I wrote here on the subject; today I’d like to revisit it. Gordon Crovitz wrote on the subject yesterday, and there are still some misconceptions that need to be addressed.
To recap, this question arises from the case of U.S. v. Antoine Jones that is currently before the US Supreme Court. In this case, a man, Antoine Jones, was suspected of involvement in the drug trade, and as part of an investigation of Jones, the police obtained a warrant to place a GPS tracker on Jones’ car. The proximate reason the case has come up is that the tracker wasn’t planted until after the warrant had expired, and when it was planted, it was done so outside the jurisdiction of the court that had issued the warrant.
The misconceptions, though, aren’t directly related to these facts; they center on the nature of individual privacy, the relationship between an individual and the government vis-à-vis that privacy, and the need for a warrant at all in this sort of case.
One misconception, surprisingly, is demonstrated by Justice Antonin Scalia, who is no slouch concerning the principle of limited government. During oral arguments for this case, the following exchange occurred:
MR. LECKAR [STEPHEN C., ESQ, representing Jones]: …because what you have here is society does not expect that the police, the human element would be taken out of — would be taken out of the surveillance factor.
JUSTICE ALITO: You know, I don’t know what society expects and I think it’s changing. Technology is changing people’s expectations of privacy.
Suppose we look forward 10 years, and maybe 10 years from now 90 percent of the population will be using social networking sites and they will have on average 500 friends and they will have allowed their friends to monitor their location 24 hours a day, 365 days a year, through the use of their cell phones. Then — what would the expectation of privacy be then?
Justice Alito’s question is valid if put into a proper context, but he does not do that. His question relates solely to a man’s personal business, his personal relationship with his neighbors and friends (in every sense of that term). Alito needs also to ask this question in an additional context: what is, and what would, the expectation of privacy be with respect to the government? This is a very different expectation. While technology may* reduce the degree of privacy expected in the man’s personal life, it is utterly irrelevant to his expectation with respect to his government. We still expect government snooping to be held under strict controls.
Justice Alito goes on:
You don’t even see it [the GPS tracker]. It’s just a little wafer, they put it under the car, it does nothing.
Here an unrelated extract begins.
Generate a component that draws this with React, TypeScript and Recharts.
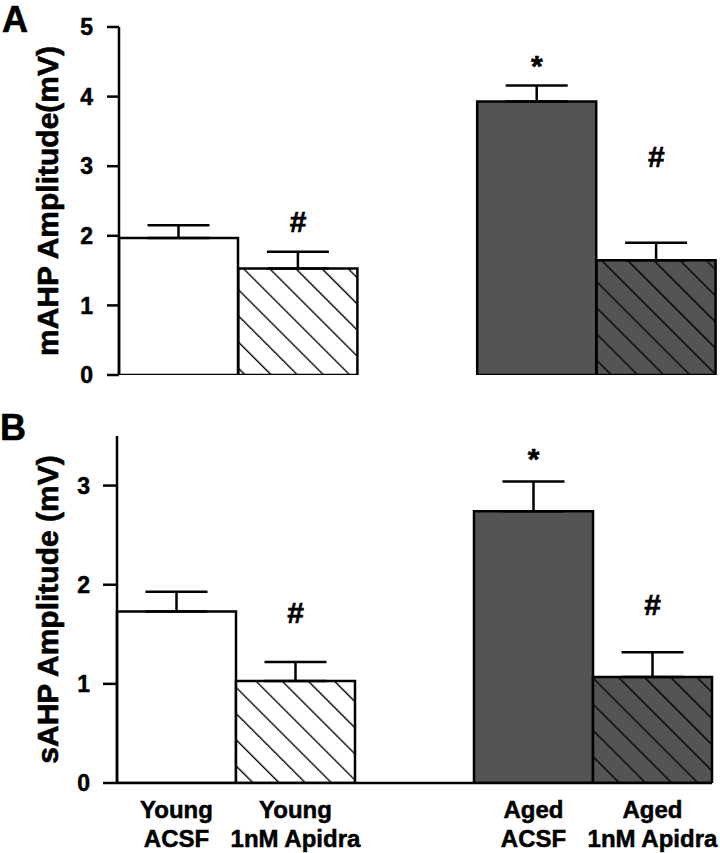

If the wafer does nothing, why have the police planted it? The fact is, this little wafer does quite a lot, and it does so by invading a man’s privacy.
Justice Anthony Kennedy also misunderstands the situation:
…it seems to me what you’re saying is that the police have to use the most inefficient methods.
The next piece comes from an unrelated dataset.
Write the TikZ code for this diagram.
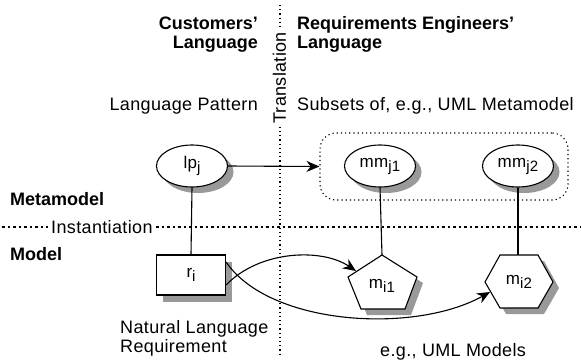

Not at all, as I said in the earlier post (in fairness to Kennedy, Leckar misses this point, also). The police should use the most current technology, the most current training, available to them in the conduct of their investigations. As they recognized in the present case (but let expire before acting), they just need to get a warrant before they conduct a search and/or seizure. Perhaps with an app that gives them a Web presence with a judge, so less time is spent on getting the two together in the same room for the discussion and issuance.
Justice Sonia Sotomayor shows a different misconception, addressing Leckar’s response to a preceding Kennedy question about video surveillance.
What an unworkable rule tethered to no principle. A thousand video cameras may or may not be OK, depending on how large the city is?
You bet. Additionally, the principle is quite plain: every man has a reasonable expectation of, a right to be free from, the prying eyes of government, absent a legitimate reason for the prying—which legitimacy is demonstrated by convincing a judge to issue a warrant. Furthermore, each person, each case, is unique: we’re not cookie cutter products, or clones. Finally, the government’s convenience is never an excuse for abridging individual liberties.
In the end, however public a man’s life might be from the perspective of his neighbors and friends, it must remain private from the government’s perspective. Get the warrant. This is, by far, a lesser hardship on the government’s men than warrantless invasions of Americans’ individual liberties are on Americans.
*As I pointed out in that earlier post, the very great expectation of privacy still extant in our personal lives is demonstrated by the hue and cry extant over the various social media’s invasions of that privacy.